• [GOAL OF THE EXERCISE]:
Skipping all pictures, set down the lines of the listing from the first through the one with "0.2617, 0.2686, 0.2854, 0.2985, 0.2985]".

:: DATASET EXCERPT

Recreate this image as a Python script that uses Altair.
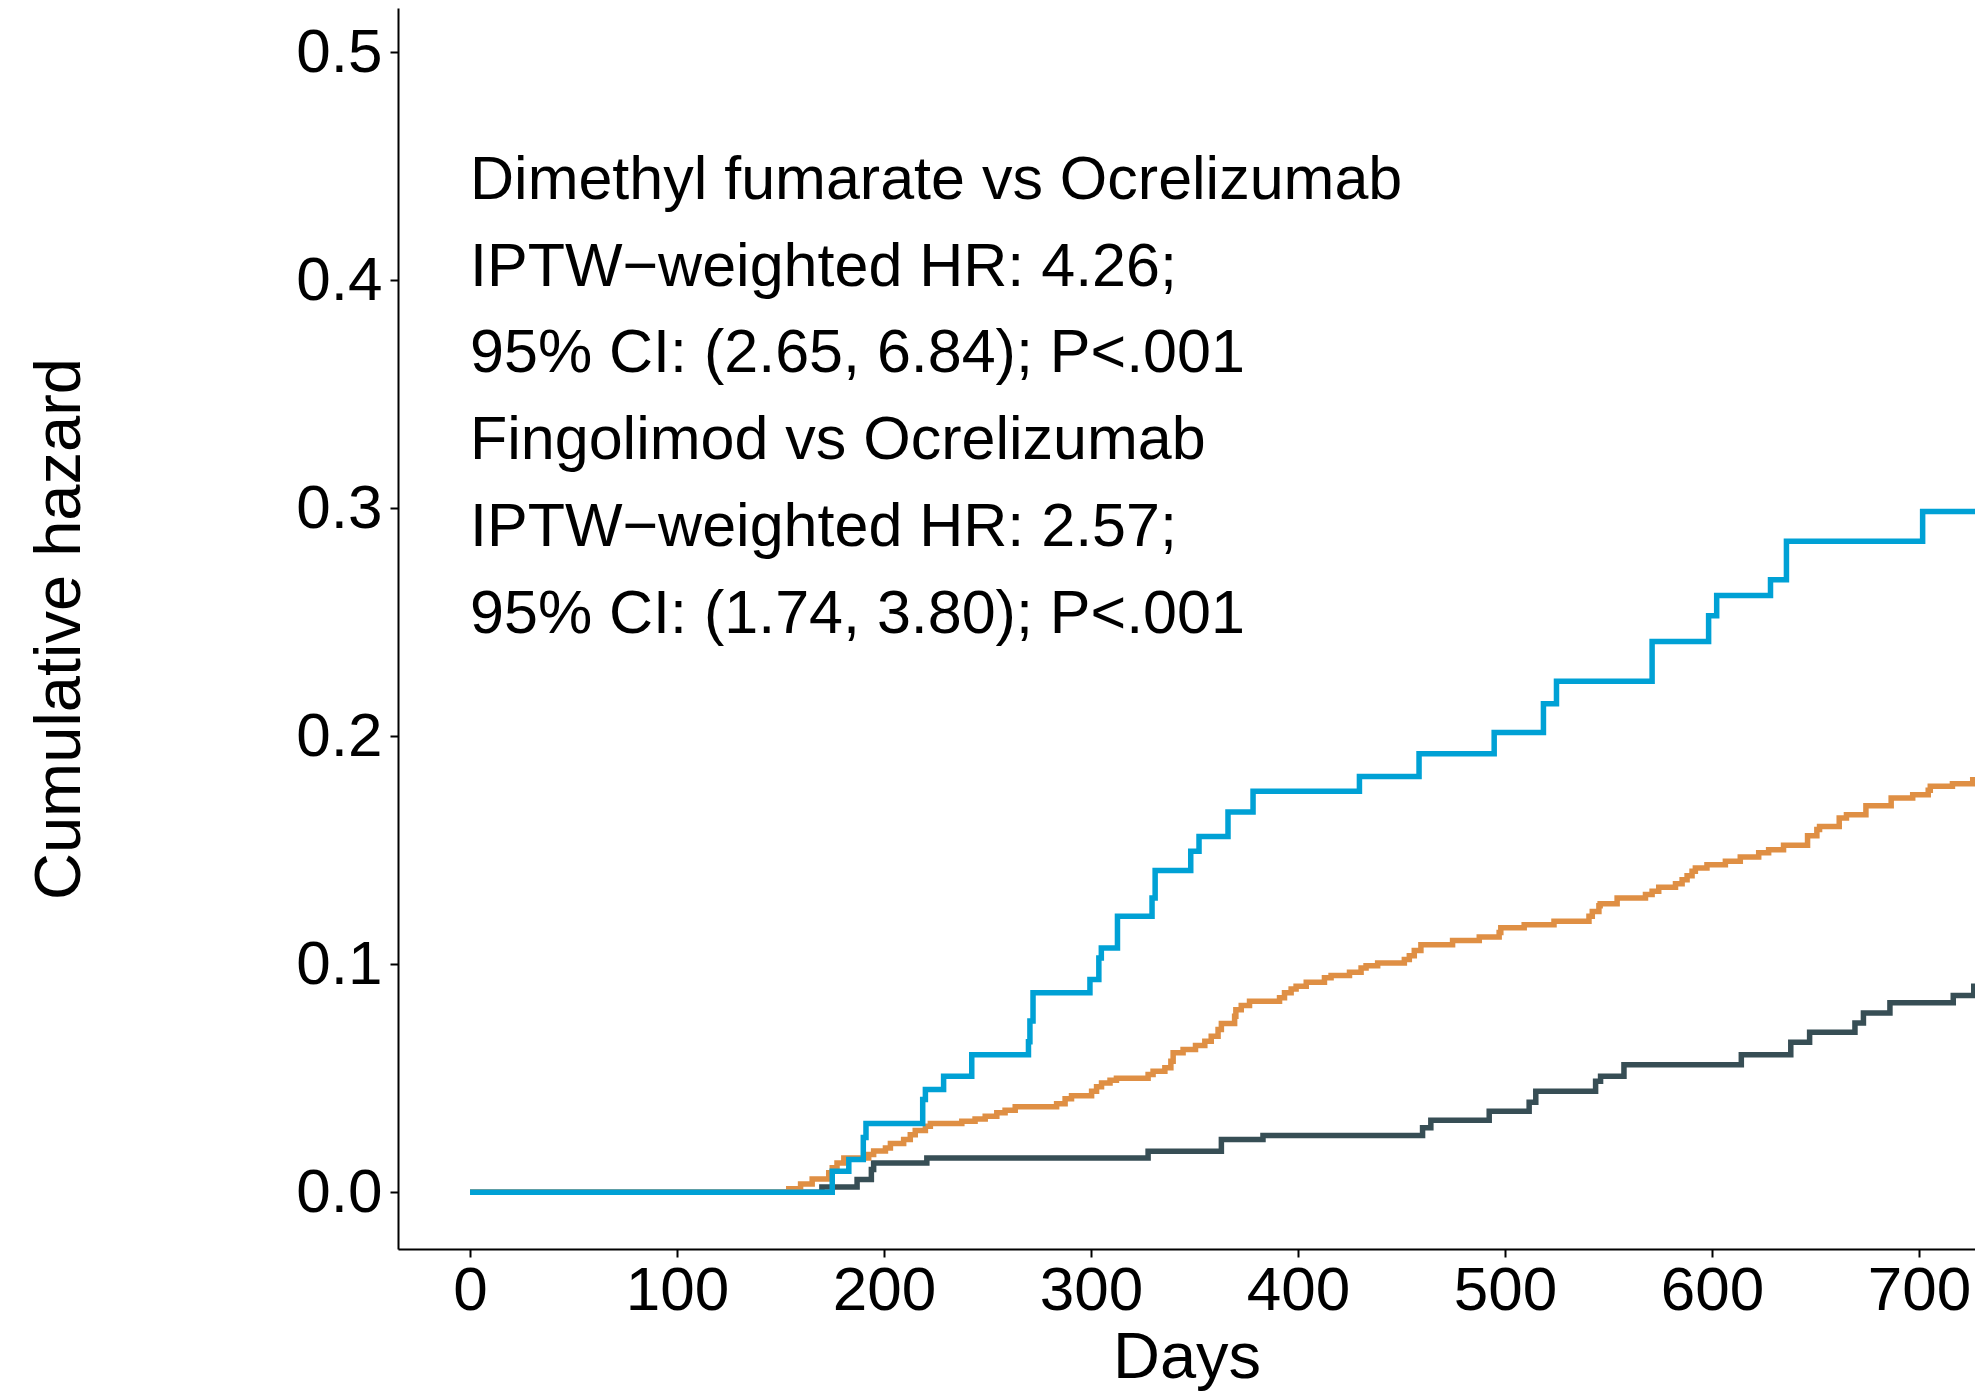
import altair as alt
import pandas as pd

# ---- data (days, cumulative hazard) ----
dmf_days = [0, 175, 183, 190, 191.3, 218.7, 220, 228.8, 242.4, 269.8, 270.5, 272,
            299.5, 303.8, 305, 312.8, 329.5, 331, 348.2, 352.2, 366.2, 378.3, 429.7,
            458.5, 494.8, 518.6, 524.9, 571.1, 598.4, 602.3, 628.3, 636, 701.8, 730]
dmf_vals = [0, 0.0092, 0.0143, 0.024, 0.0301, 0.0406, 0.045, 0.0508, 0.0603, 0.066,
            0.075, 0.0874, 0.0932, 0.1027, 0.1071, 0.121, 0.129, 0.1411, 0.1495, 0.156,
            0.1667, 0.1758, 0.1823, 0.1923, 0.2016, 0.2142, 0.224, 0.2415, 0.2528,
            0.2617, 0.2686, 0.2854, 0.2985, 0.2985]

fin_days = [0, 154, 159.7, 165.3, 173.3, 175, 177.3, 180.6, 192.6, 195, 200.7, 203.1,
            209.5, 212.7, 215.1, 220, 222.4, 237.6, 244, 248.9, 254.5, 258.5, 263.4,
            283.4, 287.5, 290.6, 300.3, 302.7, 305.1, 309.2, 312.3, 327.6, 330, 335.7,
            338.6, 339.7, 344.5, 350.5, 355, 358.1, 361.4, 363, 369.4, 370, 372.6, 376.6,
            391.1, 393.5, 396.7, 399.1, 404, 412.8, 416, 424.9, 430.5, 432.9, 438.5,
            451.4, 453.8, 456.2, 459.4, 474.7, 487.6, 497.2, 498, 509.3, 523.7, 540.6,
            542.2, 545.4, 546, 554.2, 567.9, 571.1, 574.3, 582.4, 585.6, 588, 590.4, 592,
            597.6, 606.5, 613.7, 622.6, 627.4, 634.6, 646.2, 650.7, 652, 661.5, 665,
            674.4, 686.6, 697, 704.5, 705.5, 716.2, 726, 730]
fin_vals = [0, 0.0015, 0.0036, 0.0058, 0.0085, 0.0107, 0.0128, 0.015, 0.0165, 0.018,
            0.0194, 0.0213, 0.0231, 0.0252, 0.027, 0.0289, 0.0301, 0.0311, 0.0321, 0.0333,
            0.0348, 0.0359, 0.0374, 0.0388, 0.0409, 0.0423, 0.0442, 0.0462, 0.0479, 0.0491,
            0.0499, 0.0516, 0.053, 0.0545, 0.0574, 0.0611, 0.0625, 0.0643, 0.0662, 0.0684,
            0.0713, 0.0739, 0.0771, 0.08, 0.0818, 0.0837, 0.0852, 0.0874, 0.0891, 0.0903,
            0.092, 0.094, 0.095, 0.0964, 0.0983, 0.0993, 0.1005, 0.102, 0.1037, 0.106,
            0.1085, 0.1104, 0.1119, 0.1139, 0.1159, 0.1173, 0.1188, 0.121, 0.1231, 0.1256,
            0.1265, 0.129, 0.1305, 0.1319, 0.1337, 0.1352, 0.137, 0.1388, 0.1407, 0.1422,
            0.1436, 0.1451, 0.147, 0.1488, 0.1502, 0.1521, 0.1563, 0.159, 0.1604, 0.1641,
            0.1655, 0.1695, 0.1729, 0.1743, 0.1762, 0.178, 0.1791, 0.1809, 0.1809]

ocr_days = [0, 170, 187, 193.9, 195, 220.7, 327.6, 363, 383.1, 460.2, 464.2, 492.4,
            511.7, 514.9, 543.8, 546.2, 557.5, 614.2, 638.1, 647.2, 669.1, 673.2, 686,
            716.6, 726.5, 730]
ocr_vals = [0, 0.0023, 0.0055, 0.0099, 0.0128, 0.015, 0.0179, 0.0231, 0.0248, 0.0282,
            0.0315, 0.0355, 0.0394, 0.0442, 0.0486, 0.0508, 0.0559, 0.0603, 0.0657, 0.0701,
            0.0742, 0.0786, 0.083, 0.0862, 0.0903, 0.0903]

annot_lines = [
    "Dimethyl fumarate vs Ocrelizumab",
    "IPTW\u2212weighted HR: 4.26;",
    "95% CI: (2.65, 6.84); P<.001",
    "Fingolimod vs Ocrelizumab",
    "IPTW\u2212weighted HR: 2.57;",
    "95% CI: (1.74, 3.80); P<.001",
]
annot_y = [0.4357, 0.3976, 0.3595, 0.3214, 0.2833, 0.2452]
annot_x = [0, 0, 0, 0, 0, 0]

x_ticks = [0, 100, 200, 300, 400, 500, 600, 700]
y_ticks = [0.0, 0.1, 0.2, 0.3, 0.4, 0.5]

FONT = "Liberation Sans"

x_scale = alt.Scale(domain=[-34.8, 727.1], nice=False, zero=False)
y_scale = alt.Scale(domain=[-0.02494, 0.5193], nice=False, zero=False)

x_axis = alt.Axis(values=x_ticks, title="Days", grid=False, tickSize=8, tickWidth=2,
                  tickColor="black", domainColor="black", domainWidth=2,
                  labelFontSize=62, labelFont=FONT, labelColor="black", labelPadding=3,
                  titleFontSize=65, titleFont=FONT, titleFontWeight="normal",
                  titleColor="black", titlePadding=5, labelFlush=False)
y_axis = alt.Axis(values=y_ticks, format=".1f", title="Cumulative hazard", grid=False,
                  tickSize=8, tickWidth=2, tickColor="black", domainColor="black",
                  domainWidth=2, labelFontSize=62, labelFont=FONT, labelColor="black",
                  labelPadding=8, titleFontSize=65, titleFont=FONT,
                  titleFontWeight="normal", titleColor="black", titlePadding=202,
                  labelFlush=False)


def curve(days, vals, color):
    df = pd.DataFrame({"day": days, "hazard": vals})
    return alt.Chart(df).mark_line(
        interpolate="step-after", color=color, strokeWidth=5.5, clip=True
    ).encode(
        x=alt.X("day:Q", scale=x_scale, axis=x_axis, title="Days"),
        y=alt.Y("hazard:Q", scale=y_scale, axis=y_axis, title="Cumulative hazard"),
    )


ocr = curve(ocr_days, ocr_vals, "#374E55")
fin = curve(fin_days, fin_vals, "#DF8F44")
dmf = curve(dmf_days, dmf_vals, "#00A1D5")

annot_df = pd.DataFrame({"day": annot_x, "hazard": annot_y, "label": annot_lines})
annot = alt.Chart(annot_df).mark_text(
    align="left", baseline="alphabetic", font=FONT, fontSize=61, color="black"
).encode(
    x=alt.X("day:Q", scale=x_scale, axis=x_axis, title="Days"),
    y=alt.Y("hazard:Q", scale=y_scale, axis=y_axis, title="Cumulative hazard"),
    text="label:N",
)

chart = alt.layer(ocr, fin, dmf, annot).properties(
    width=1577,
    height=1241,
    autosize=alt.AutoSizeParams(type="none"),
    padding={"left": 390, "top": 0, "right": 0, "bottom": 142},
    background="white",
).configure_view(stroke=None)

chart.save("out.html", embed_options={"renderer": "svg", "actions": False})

::::

• [EXERCISE RESULT]:
Recreate this image as a Python script that uses Altair.
import altair as alt
import pandas as pd

# ---- data (days, cumulative hazard) ----
dmf_days = [0, 175, 183, 190, 191.3, 218.7, 220, 228.8, 242.4, 269.8, 270.5, 272,
            299.5, 303.8, 305, 312.8, 329.5, 331, 348.2, 352.2, 366.2, 378.3, 429.7,
            458.5, 494.8, 518.6, 524.9, 571.1, 598.4, 602.3, 628.3, 636, 701.8, 730]
dmf_vals = [0, 0.0092, 0.0143, 0.024, 0.0301, 0.0406, 0.045, 0.0508, 0.0603, 0.066,
            0.075, 0.0874, 0.0932, 0.1027, 0.1071, 0.121, 0.129, 0.1411, 0.1495, 0.156,
            0.1667, 0.1758, 0.1823, 0.1923, 0.2016, 0.2142, 0.224, 0.2415, 0.2528,
            0.2617, 0.2686, 0.2854, 0.2985, 0.2985]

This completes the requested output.